We have very BIG international festival news coming soon, so please stay tuned.
October 9, 2009
Interfaith Meetings in Pittsburgh
Pittsburgh interfaith organizers Carol Elkind and Luqmon Abdus Salaam, who both appear in the film, recently wrote to us to say the Pittsburgh Area Jewish Committee set up a Muslim-Jewish dialogue group and the first meeting was a success, with plans for joint community service projects. We’ll hope to have more news from this important group soon!

October 8, 2009
New Muslim Cool in Russia
By director/producer Jennifer Maytorena Taylor



I’m just back from a great international event – the Fifth Annual Golden Minbar Film Festival in Russia. Set in Kazan, the beautiful capital city of the republic of Tatarstan some 450 miles east of Moscow, the Golden Minbar is billed as the world’s biggest festival of Muslim cinema.
But to me the Golden Minbar Festival seemed much more than that.

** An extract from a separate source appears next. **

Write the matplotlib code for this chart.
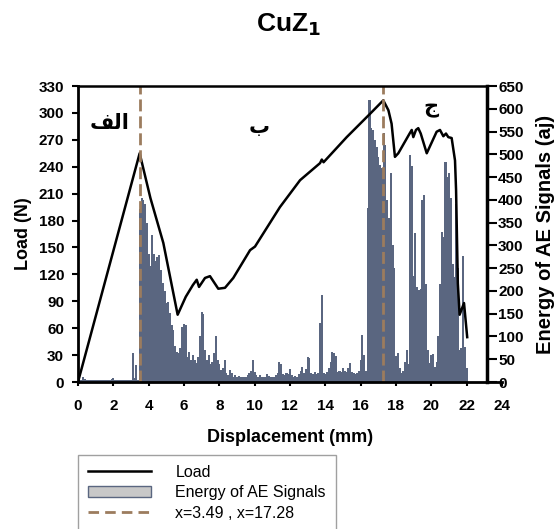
import numpy as np
import matplotlib
matplotlib.use("Agg")
import matplotlib.pyplot as plt
from matplotlib.lines import Line2D
from matplotlib.patches import Patch

plt.rcParams['font.family'] = ['Liberation Sans', 'DejaVu Sans']

# load curve (N) vs displacement (mm)
load_x = [0, 3.49, 4.1, 4.83, 5.64, 6.1, 6.5, 6.72, 6.85, 7.19, 7.47, 7.94, 8.32,
          8.79, 9.74, 10.02, 11.43, 12.57, 13.7, 13.8, 13.9, 15.21, 16.53, 17.28,
          17.57, 17.75, 17.94, 18.13, 18.77, 18.89, 18.98, 19.13, 19.26, 19.4,
          19.74, 20.3, 20.49, 20.68, 20.83, 20.96, 21.15, 21.34, 21.4, 21.5,
          21.6, 21.85, 22.03]
load_n = [0, 255, 205, 155, 75, 95, 108, 114, 106, 116, 118, 104, 105,
          116, 147, 151, 195, 225, 244, 248, 245, 273, 299, 314,
          303, 288, 251, 255, 277, 281, 273, 281, 283, 277,
          255, 279, 281, 274, 277, 273, 272, 247, 214, 110,
          75, 88, 50]

# AE energy (aj), one bar every 0.1 mm from 0 to 22 mm
ae_x = np.arange(221) * 0.1
ae_energy = [
    0, 4, 5, 10, 6, 5, 5, 4, 5, 5,
    4, 5, 5, 4, 5, 5, 4, 5, 5, 6,
    9, 5, 4, 5, 5, 4, 5, 5, 4, 5,
    5, 64, 8, 37, 5, 380, 403, 400, 390, 350,
    280, 255, 323, 280, 265, 275, 278, 246, 217, 200,
    173, 175, 151, 125, 114, 78, 65, 63, 75, 121,
    128, 125, 54, 65, 48, 60, 48, 41, 55, 100,
    154, 150, 70, 48, 60, 40, 45, 63, 100, 48,
    40, 26, 30, 48, 19, 15, 26, 19, 12, 15,
    12, 14, 10, 12, 10, 12, 15, 20, 25, 48,
    22, 15, 12, 16, 12, 10, 12, 18, 14, 12,
    10, 12, 15, 20, 43, 40, 18, 16, 20, 18,
    29, 15, 12, 14, 12, 18, 25, 32, 20, 28,
    54, 52, 20, 18, 22, 18, 20, 129, 190, 20,
    18, 22, 30, 45, 66, 64, 58, 22, 25, 22,
    30, 25, 22, 30, 41, 22, 20, 18, 20, 25,
    48, 103, 60, 25, 381, 620, 557, 553, 531, 517,
    495, 477, 469, 546, 520, 400, 360, 458, 300, 250,
    56, 63, 30, 20, 25, 45, 70, 40, 498, 474,
    232, 327, 209, 202, 205, 400, 411, 216, 70, 41,
    59, 62, 33, 45, 100, 216, 330, 319, 484, 451,
    460, 405, 260, 230, 390, 250, 70, 75, 277, 77,
    30,
]

marks = [3.49, 17.28]
regions = ['\ufed2\ufedf\ufe8d', '\ufe8f', '\ufe9d']   # الف  ب  ج
region_pos = [(1.8, 289), (10.25, 284), (19.95, 306)]

bar_color = '#5a6680'
dash_color = '#9c7c5e'
dash_style = (4.3, 1.8)

fig = plt.figure(figsize=(5.59, 5.29), dpi=100)
ax = fig.add_axes([78 / 559, 1 - 382 / 529, 424 / 559, 296 / 529])
ax2 = ax.twinx()

# slightly overlapping bars so neighbours merge into one filled profile
ax2.bar(ae_x, ae_energy, width=0.12, color=bar_color, linewidth=0)
ax.plot(load_x, load_n, color='black', lw=1.8)
for m in marks:
    ax.plot([m, m], [0, 330], color=dash_color, lw=2, dashes=dash_style)

for txt, (tx, ty) in zip(regions, region_pos):
    ax.text(tx, ty, txt, fontsize=15, fontweight='bold', ha='center', va='center',
            family='DejaVu Sans')

# primary axes above the bars
ax.set_zorder(ax2.get_zorder() + 1)
ax.patch.set_visible(False)

ax.set_xlim(0, 24)
ax.set_ylim(0, 330)
ax2.set_ylim(0, 650)
ax.set_xticks(np.arange(0, 25, 2))
ax.set_yticks(np.arange(0, 331, 30))
ax2.set_yticks(np.arange(0, 651, 50))

right_edge = 23.15
for s in ['left', 'bottom']:
    ax.spines[s].set_linewidth(2)
ax.spines['top'].set_linewidth(1.8)
ax.spines['top'].set_bounds(0, right_edge)
ax.spines['right'].set_visible(False)
for s in ['left', 'top', 'bottom']:
    ax2.spines[s].set_visible(False)
ax2.spines['right'].set_position(('data', right_edge))
ax2.spines['right'].set_linewidth(2.5)

ax.tick_params(axis='y', direction='out', length=4, width=1.5, pad=6,
               labelsize=11)
ax.tick_params(axis='x', direction='out', length=3, width=1.5, pad=9,
               labelsize=11)
ax2.tick_params(axis='y', direction='out', length=7, width=1.5, pad=1,
                labelsize=11)
for lab in ax.get_xticklabels() + ax.get_yticklabels() + ax2.get_yticklabels():
    lab.set_fontweight('bold')

ax.set_xlabel('Displacement (mm)', fontsize=13, fontweight='bold', labelpad=12)
ax.set_ylabel('Load (N)', fontsize=13, fontweight='bold', labelpad=5)
ax2.set_ylabel('Energy of AE Signals (aj)', fontsize=14.5, fontweight='bold',
               labelpad=9)

fig.text(289 / 559, 1 - 25 / 529, r'CuZ$_\mathbf{1}$', fontsize=19,
         fontweight='bold', ha='center', va='center')

handles = [
    Line2D([], [], color='black', lw=1.8),
    Patch(facecolor='#c8c8c8', edgecolor=bar_color, lw=1),
    Line2D([], [], color=dash_color, lw=2, dashes=(3.8, 2.2)),
]
labels = ['Load', 'Energy of AE Signals', 'x=3.49 , x=17.28']
fig.legend(handles, labels, loc='upper left',
           bbox_to_anchor=(78 / 559, 1 - 455 / 529), borderaxespad=0,
           fontsize=11.5, handlelength=4.0, handleheight=0.6, frameon=True,
           fancybox=False, edgecolor='#888888', borderpad=0.6,
           labelspacing=0.35, handletextpad=1.5)

fig.savefig('out.png', dpi=100)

The films in the features, documentaries, and shorts categories came from all over the world, and not all were explicitly (or even implicitly) about Islam or Muslim issues.



The over-arching themes instead were about dialogue, crossing borders, globalization and displacement, and learning about each other in this complicated world far past our preconceived ideas. There were films dealing with Soviet history and Tatar traditions, Middle Eastern and Iranian history and contemporary issues, immigration, and the plight of children in Afghanistan, Africa, and Latin America.
Many of the films were somber, revealing deep anxieties and fissures between industrialized and developing countries. And yet the mood of the event itself was optimistic and even joyous, as participants gathered across national and religious lines of all kinds to see the films and learn about each other’s worlds.



Filmmakers and films came from such far-flung places as Iran, Bahrain, Poland, Hungary, Switzerland, Germany, Russia, Indonesia, Saudi Arabia, and Israel — and at any given time a group of people would represent at least six or seven countries. The audiences came from the very diverse communities that make up the city of Kazan –Russian, Tatar, Muslim, Christian, and many more.
I was amazed and delighted by the intense audience reactions to NEW MUSLIM COOL –the only documentary set in the United States – and was especially thrilled to see how many older people turned out for the film and really seemed to get it. They were really moved by the story of Hamza and his family and community, and all of the inter-faith and inter-community storylines.



The festival closed with a fabulous over-the-top gala featuring dancers and musicians in some very high production numbers mixing Vegas flash and Tatarstan tradition. We all got to ride for a block in limousines and emerge on the red carpet to legions of shouting fans – a definite first and likely a last for this documentary filmmaker.
So from all of us at NEW MUSLIM COOOL, thank you for that once-in-a-lifetime experience, Golden Minbar!